▶ [Dataset records]:
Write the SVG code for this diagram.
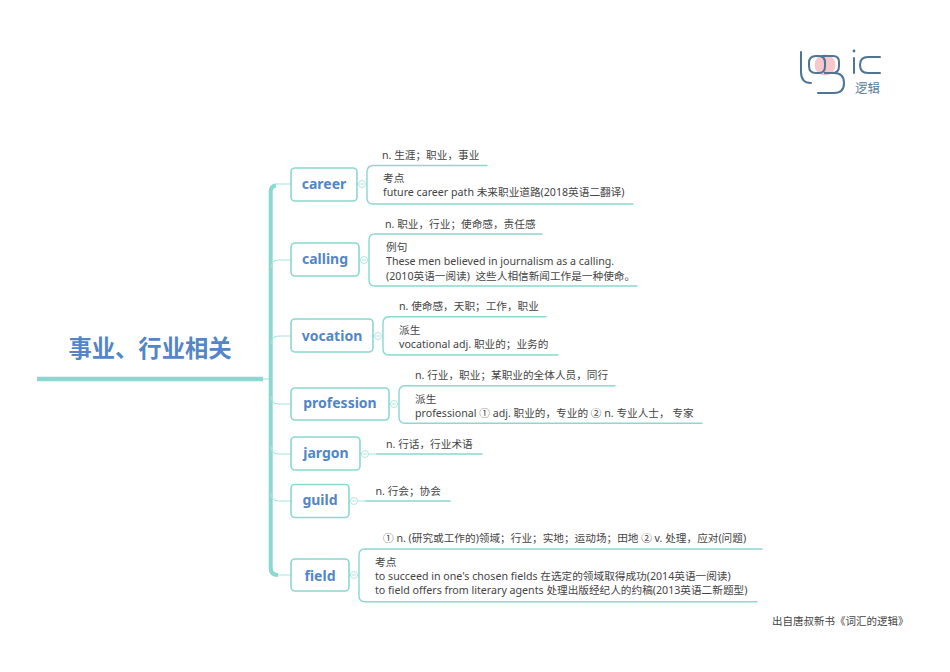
<svg xmlns="http://www.w3.org/2000/svg" width="950" height="672" viewBox="0 0 950 672">
<style>
text{font-family:"Noto Sans","Noto Sans CJK SC",sans-serif}
.t{font-size:10.650px;fill:#444}
.n{font-size:14px;font-weight:700;fill:#5286c6;text-anchor:middle}
.b{fill:#fff;stroke:#8ad8d0;stroke-width:1.6}
.l{fill:none;stroke:#8ad8d0;stroke-width:1.4;stroke-linecap:round}
.s{fill:none;stroke:#a8e3dd;stroke-width:1.2}
.c{fill:#fff;stroke:#a8e3dd;stroke-width:.9}
.m{stroke:#a8e3dd;stroke-width:.9}
.g{fill:none;stroke:#4e7594;stroke-width:2;stroke-linecap:round}
</style>
<rect width="950" height="672" fill="#fff"/>
<g id="logo">
<circle cx="825" cy="65" r="10.500" fill="#f6c7cd"/>
<path class="g" d="M801 52V72Q801 83 811 83"/>
<path class="g" d="M816 56Q809 56 809 63V66Q809 73 816 73H819Q825 73 825 66V63Q825 56 819 56Z"/>
<path class="g" d="M822 56H833Q839 56 839 62V66Q839 73 832 73H824H834Q844 73 844 83Q844 93 834 93H818"/>
<circle cx="854" cy="51" r="1.400" fill="#4e7594"/>
<path class="g" d="M854 58V73"/>
<path class="g" d="M880 57H868Q860 57 860 65Q860 73 868 73H880"/>
<text x="855" y="92.500" font-size="12.500" fill="#5a7f9e">逻辑</text>
</g>
<g id="connectors">
<path d="M37 379H263" fill="none" stroke="#8ad8d0" stroke-width="4.500"/>
<path d="M263 379H270" class="s"/>
<path d="M276 185.500Q270.700 186 270.700 192V568Q270.700 575 278 575" fill="none" stroke="#8ad8d0" stroke-width="4"/>
<path class="s" d="M275 184H291M278 575H291" />
<path class="s" d="M271 268Q271 260 279 260H291M271 344Q271 336 279 336H291M271 396Q271 404 279 404H291M271 446Q271 454 279 454H291M271 493Q271 501 279 501H291"/>
<path class="s" d="M357 184H366M359 260H368M373 336H382M389 404H398M360 454H377M349 501H366M349 575H358"/>
<path class="l" d="M373 165.500H487M373 165.500Q367 166 367 172V198Q367 204 373 204H633"/>
<path class="l" d="M375 234H542M375 234Q369 234 369 240V280Q369 286 375 286H637"/>
<path class="l" d="M389 316.700H546M389 316.700Q383 317 383 323V349Q383 355 389 355H558"/>
<path class="l" d="M405 385.700H615M405 385.700Q399 386 399 392V417Q399 423.300 405 423.300H702"/>
<path class="l" d="M377 454H482M366 501H450"/>
<path class="l" d="M365 549H762M365 549Q359 549 359 555V596Q359 601.700 365 601.700H757"/>
</g>
<g id="root"><text x="150" y="357" font-size="23.300" font-weight="700" fill="#5286c6" text-anchor="middle">事业、行业相关</text></g>
<g id="career"><rect class="b" x="291" y="168" width="66" height="33" rx="4"/><text class="n" x="324" y="189">career</text><circle class="c" cx="362" cy="184" r="3.500"/><path class="m" d="M360 184H364"/>
<text class="t" x="382" y="159">n. 生涯；职业，事业</text><text class="t" x="383" y="182">考点</text><text class="t" x="383" y="196">future career path 未来职业道路(2018英语二翻译)</text></g>
<g id="calling"><rect class="b" x="291" y="243" width="68" height="33" rx="4"/><text class="n" x="325" y="264">calling</text><circle class="c" cx="364" cy="260" r="3.500"/><path class="m" d="M362 260H366"/>
<text class="t" x="385" y="228">n. 职业，行业；使命感，责任感</text><text class="t" x="386" y="251">例句</text><text class="t" x="386" y="265">These men believed in journalism as a calling.</text><text class="t" x="386" y="280" xml:space="preserve">(2010英语一阅读)  这些人相信新闻工作是一种使命。</text></g>
<g id="vocation"><rect class="b" x="291" y="319" width="82" height="33" rx="4"/><text class="n" x="332" y="341">vocation</text><circle class="c" cx="378" cy="336" r="3.500"/><path class="m" d="M376 336H380"/>
<text class="t" x="399" y="310">n. 使命感，天职；工作，职业</text><text class="t" x="399" y="334">派生</text><text class="t" x="399" y="348">vocational adj. 职业的；业务的</text></g>
<g id="profession"><rect class="b" x="291" y="388" width="98" height="32" rx="4"/><text class="n" x="340" y="408">profession</text><circle class="c" cx="394" cy="404" r="3.500"/><path class="m" d="M392 404H396"/>
<text class="t" x="415" y="379">n. 行业，职业；某职业的全体人员，同行</text><text class="t" x="415" y="403">派生</text><text class="t" x="415" y="417">professional ① adj. 职业的，专业的 ② n. 专业人士， 专家</text></g>
<g id="jargon"><rect class="b" x="291" y="437" width="69" height="33" rx="4"/><text class="n" x="326" y="458">jargon</text><circle class="c" cx="365" cy="454" r="3.500"/><path class="m" d="M363 454H367"/>
<text class="t" x="386" y="448">n. 行话，行业术语</text></g>
<g id="guild"><rect class="b" x="291" y="484.500" width="58" height="33" rx="4"/><text class="n" x="320" y="505">guild</text><circle class="c" cx="354" cy="501" r="3.500"/><path class="m" d="M352 501H356"/>
<text class="t" x="375.500" y="495">n. 行会；协会</text></g>
<g id="field"><rect class="b" x="291" y="559" width="58" height="32" rx="4"/><text class="n" x="320" y="581">field</text><circle class="c" cx="354" cy="575" r="3.500"/><path class="m" d="M352 575H356"/>
<text class="t" x="383" y="542">① n. (研究或工作的)领域；行业；实地；运动场；田地 ② v. 处理，应对(问题)</text><text class="t" x="375" y="566">考点</text><text class="t" x="375" y="580">to succeed in one's chosen fields 在选定的领域取得成功(2014英语一阅读)</text><text class="t" x="375" y="594">to field offers from literary agents 处理出版经纪人的约稿(2013英语二新题型)</text></g>
<text x="772" y="625" font-size="10.500" fill="#444">出自唐叔新书《词汇的逻辑》</text>
</svg>
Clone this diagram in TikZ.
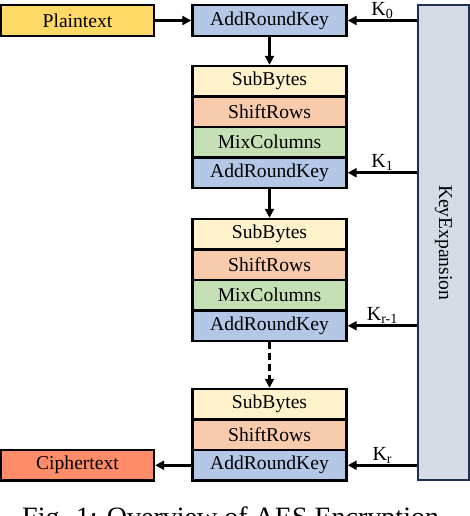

▶ [Set exercise]: Retype each entry precisely. Skip images entirely.

▶ [Result of the exercise]:
Write the SVG code for this diagram.
<svg xmlns="http://www.w3.org/2000/svg" width="950" height="672" viewBox="0 0 950 672">
<style>
text{font-family:"Noto Sans","Noto Sans CJK SC",sans-serif}
.t{font-size:10.650px;fill:#444}
.n{font-size:14px;font-weight:700;fill:#5286c6;text-anchor:middle}
.b{fill:#fff;stroke:#8ad8d0;stroke-width:1.6}
.l{fill:none;stroke:#8ad8d0;stroke-width:1.4;stroke-linecap:round}
.s{fill:none;stroke:#a8e3dd;stroke-width:1.2}
.c{fill:#fff;stroke:#a8e3dd;stroke-width:.9}
.m{stroke:#a8e3dd;stroke-width:.9}
.g{fill:none;stroke:#4e7594;stroke-width:2;stroke-linecap:round}
</style>
<rect width="950" height="672" fill="#fff"/>
<g id="logo">
<circle cx="825" cy="65" r="10.500" fill="#f6c7cd"/>
<path class="g" d="M801 52V72Q801 83 811 83"/>
<path class="g" d="M816 56Q809 56 809 63V66Q809 73 816 73H819Q825 73 825 66V63Q825 56 819 56Z"/>
<path class="g" d="M822 56H833Q839 56 839 62V66Q839 73 832 73H824H834Q844 73 844 83Q844 93 834 93H818"/>
<circle cx="854" cy="51" r="1.400" fill="#4e7594"/>
<path class="g" d="M854 58V73"/>
<path class="g" d="M880 57H868Q860 57 860 65Q860 73 868 73H880"/>
<text x="855" y="92.500" font-size="12.500" fill="#5a7f9e">逻辑</text>
</g>
<g id="connectors">
<path d="M37 379H263" fill="none" stroke="#8ad8d0" stroke-width="4.500"/>
<path d="M263 379H270" class="s"/>
<path d="M276 185.500Q270.700 186 270.700 192V568Q270.700 575 278 575" fill="none" stroke="#8ad8d0" stroke-width="4"/>
<path class="s" d="M275 184H291M278 575H291" />
<path class="s" d="M271 268Q271 260 279 260H291M271 344Q271 336 279 336H291M271 396Q271 404 279 404H291M271 446Q271 454 279 454H291M271 493Q271 501 279 501H291"/>
<path class="s" d="M357 184H366M359 260H368M373 336H382M389 404H398M360 454H377M349 501H366M349 575H358"/>
<path class="l" d="M373 165.500H487M373 165.500Q367 166 367 172V198Q367 204 373 204H633"/>
<path class="l" d="M375 234H542M375 234Q369 234 369 240V280Q369 286 375 286H637"/>
<path class="l" d="M389 316.700H546M389 316.700Q383 317 383 323V349Q383 355 389 355H558"/>
<path class="l" d="M405 385.700H615M405 385.700Q399 386 399 392V417Q399 423.300 405 423.300H702"/>
<path class="l" d="M377 454H482M366 501H450"/>
<path class="l" d="M365 549H762M365 549Q359 549 359 555V596Q359 601.700 365 601.700H757"/>
</g>
<g id="root"><text x="150" y="357" font-size="23.300" font-weight="700" fill="#5286c6" text-anchor="middle">事业、行业相关</text></g>
<g id="career"><rect class="b" x="291" y="168" width="66" height="33" rx="4"/><text class="n" x="324" y="189">career</text><circle class="c" cx="362" cy="184" r="3.500"/><path class="m" d="M360 184H364"/>
<text class="t" x="382" y="159">n. 生涯；职业，事业</text><text class="t" x="383" y="182">考点</text><text class="t" x="383" y="196">future career path 未来职业道路(2018英语二翻译)</text></g>
<g id="calling"><rect class="b" x="291" y="243" width="68" height="33" rx="4"/><text class="n" x="325" y="264">calling</text><circle class="c" cx="364" cy="260" r="3.500"/><path class="m" d="M362 260H366"/>
<text class="t" x="385" y="228">n. 职业，行业；使命感，责任感</text><text class="t" x="386" y="251">例句</text><text class="t" x="386" y="265">These men believed in journalism as a calling.</text><text class="t" x="386" y="280" xml:space="preserve">(2010英语一阅读)  这些人相信新闻工作是一种使命。</text></g>
<g id="vocation"><rect class="b" x="291" y="319" width="82" height="33" rx="4"/><text class="n" x="332" y="341">vocation</text><circle class="c" cx="378" cy="336" r="3.500"/><path class="m" d="M376 336H380"/>
<text class="t" x="399" y="310">n. 使命感，天职；工作，职业</text><text class="t" x="399" y="334">派生</text><text class="t" x="399" y="348">vocational adj. 职业的；业务的</text></g>
<g id="profession"><rect class="b" x="291" y="388" width="98" height="32" rx="4"/><text class="n" x="340" y="408">profession</text><circle class="c" cx="394" cy="404" r="3.500"/><path class="m" d="M392 404H396"/>
<text class="t" x="415" y="379">n. 行业，职业；某职业的全体人员，同行</text><text class="t" x="415" y="403">派生</text><text class="t" x="415" y="417">professional ① adj. 职业的，专业的 ② n. 专业人士， 专家</text></g>
<g id="jargon"><rect class="b" x="291" y="437" width="69" height="33" rx="4"/><text class="n" x="326" y="458">jargon</text><circle class="c" cx="365" cy="454" r="3.500"/><path class="m" d="M363 454H367"/>
<text class="t" x="386" y="448">n. 行话，行业术语</text></g>
<g id="guild"><rect class="b" x="291" y="484.500" width="58" height="33" rx="4"/><text class="n" x="320" y="505">guild</text><circle class="c" cx="354" cy="501" r="3.500"/><path class="m" d="M352 501H356"/>
<text class="t" x="375.500" y="495">n. 行会；协会</text></g>
<g id="field"><rect class="b" x="291" y="559" width="58" height="32" rx="4"/><text class="n" x="320" y="581">field</text><circle class="c" cx="354" cy="575" r="3.500"/><path class="m" d="M352 575H356"/>
<text class="t" x="383" y="542">① n. (研究或工作的)领域；行业；实地；运动场；田地 ② v. 处理，应对(问题)</text><text class="t" x="375" y="566">考点</text><text class="t" x="375" y="580">to succeed in one's chosen fields 在选定的领域取得成功(2014英语一阅读)</text><text class="t" x="375" y="594">to field offers from literary agents 处理出版经纪人的约稿(2013英语二新题型)</text></g>
<text x="772" y="625" font-size="10.500" fill="#444">出自唐叔新书《词汇的逻辑》</text>
</svg>
Clone this diagram in TikZ.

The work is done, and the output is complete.